12 [-]: CALL R4 3 2 ; R4 := R4(R5,R6)
13 [-]: GETTABLE R5 R1 K0 ; R5 := R1["Namespace"]
14 [-]: SELF R5 R5 K1 ; R6 := R5; R5 := R5["FindName"]
15 [-]: LOADK R7 K5 ; R7 := "Select"
16 [-]: CALL R5 3 2 ; R5 := R5(R6,R7)
...
This is function number 5 (0 based, so this is function 5+1=6 in the decompiled output, with paramters like l_6_0, l_6_1, etc.), which has two parameters (R0, R1). Parameters, just like locals, take avay the free register slots. As you can see the first operator will operate on register R2, because R0 and R1 are taken.
Lua will always use the first free register to store it's data.

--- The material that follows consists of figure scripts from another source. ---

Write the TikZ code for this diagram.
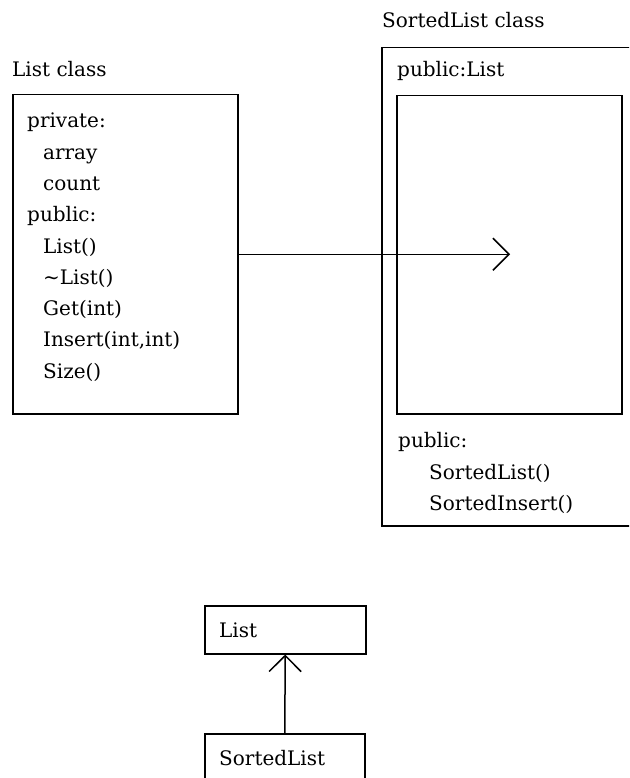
\documentclass[tikz,border=0pt]{standalone}
\usepackage{fontspec}
\setmainfont{DejaVu Serif}
\usetikzlibrary{arrows.meta}
\begin{document}
\begin{tikzpicture}[x=1pt,y=-1pt,
  box/.style={draw, line width=1.5pt, inner sep=0pt, anchor=north west},
  txt/.style={anchor=base west, inner sep=0pt, font=\fontsize{20}{24}\selectfont},
  link/.style={line width=1.5pt},
  openhead/.style={-{Straight Barb[length=16pt,width=32pt]}}]
\clip (0,0) rectangle (629,778);
\fill[white] (0,0) rectangle (629,778);

% ---- List class ----
\node[txt] (listlabel) at (12,77) {List class};
\node[box, minimum width=225pt, minimum height=319pt] (listbox) at (12,94) {};
\foreach \t/\x [count=\i] in {private:/27, array/43, count/43, public:/27,
    List()/43, \textasciitilde List()/43, Get(int)/43, {Insert(int,int)}/43, Size()/43}
  \node[txt] (m\i) at (\x,{128+31.25*(\i-1)}) {\t};

% ---- SortedList class ----
\node[txt] (sllabel) at (382,28) {SortedList class};
\node[box, minimum width=260pt, minimum height=478pt] (slbox) at (381,47) {};
\node[txt] (inherit) at (397,77) {public:List};
\node[box, minimum width=225pt, minimum height=318pt] (inner) at (396,95) {};
\node[txt] (pub) at (398,447) {public:};
\node[txt] (ctor) at (429,479) {SortedList()};
\node[txt] (ins) at (429,510) {SortedInsert()};

\coordinate (tip) at (510,253);
\draw[link, openhead] (listbox.east) -- (listbox.east -| tip);

% ---- hierarchy ----
\node[box, minimum width=161pt, minimum height=48pt] (base) at (204,605) {};
\node[txt] (basetxt) at (219,637) {List};
\node[box, minimum width=160pt, minimum height=80pt] (derived) at (204,733) {};
\node[txt] (derivedtxt) at (219,765) {SortedList};
\draw[link, openhead] (derived.north) -- (base.south);
\end{tikzpicture}
\end{document}
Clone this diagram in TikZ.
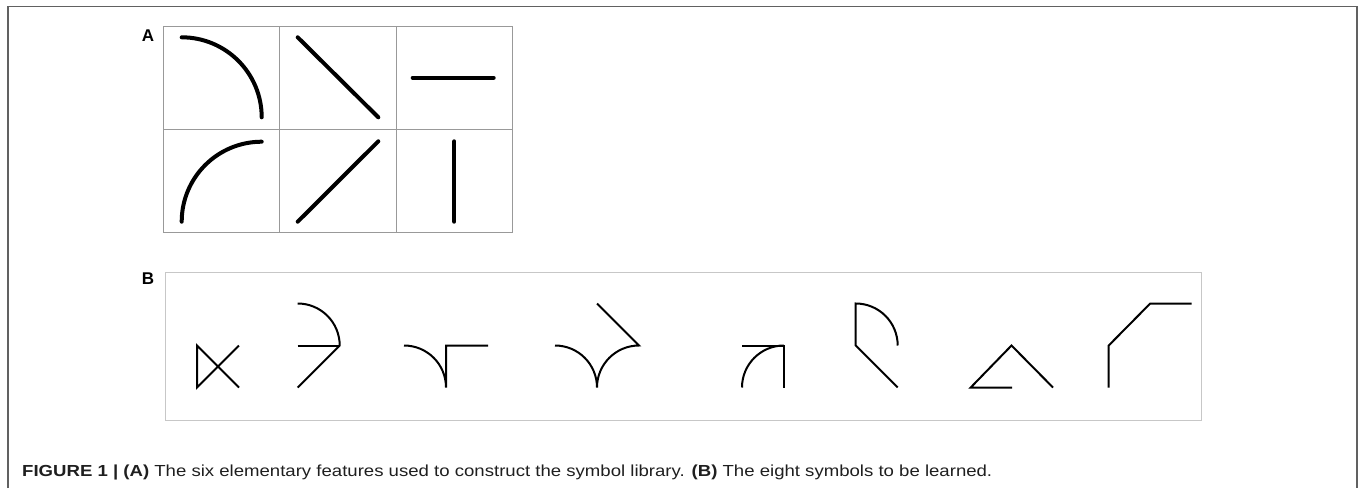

If you have something like:
Code:
l_6_1.Namespace:FindName("PhotoFrame")
1st opcode: It will first load the "Namespace" component of R1 (l_6_1) into register 2.
2nd opcode: Then it will copy R2 to register R3, then replace R2 with "Namespace:Findname" (it will discard the old value of R2 (Namespace) because it's not needed anymore)
3rd opcode: It will load a string "PhotoFrame" into the next free register, which is R4, because both R2 and R3 are needed for the next opcode:
4th opcode: This will call the FindName function (stored in R2). This function takes two parameters: self (stored in R3) and "PhotoFrame" (stored in R4). After the call it will put it's result BACK into R2.
Why is the last sentence so important? Let's look at the 5th opcode. It will load l_6_1.Namespace into register R3. But why register R3? Because R2 is taken! And why is it taken? Because it seems we have declared a local at opcode 4!
This way the LDS for the first 5 opcode of this function would look like: ;;;;;;0,0,4 (declare R2 as local in the 6th function at opcode number 4. there are two zeros, which mean R0 and R1 are unneded, because they are parameters)
For knowing where to declare locals it's usually enough to look at the output and see which the first free register is. If, for a while you can only see things like R2 := xxx, or R2[xxx] := xxx, or R2(xxx,xxx,xxx) then R2 is usually not a local. But after a while you stop getting R2's and start gettin R3's then you can be sure that the last line you encountered an assignment to R2 (Something like R2 := xxx), then there is R2 defined as a local.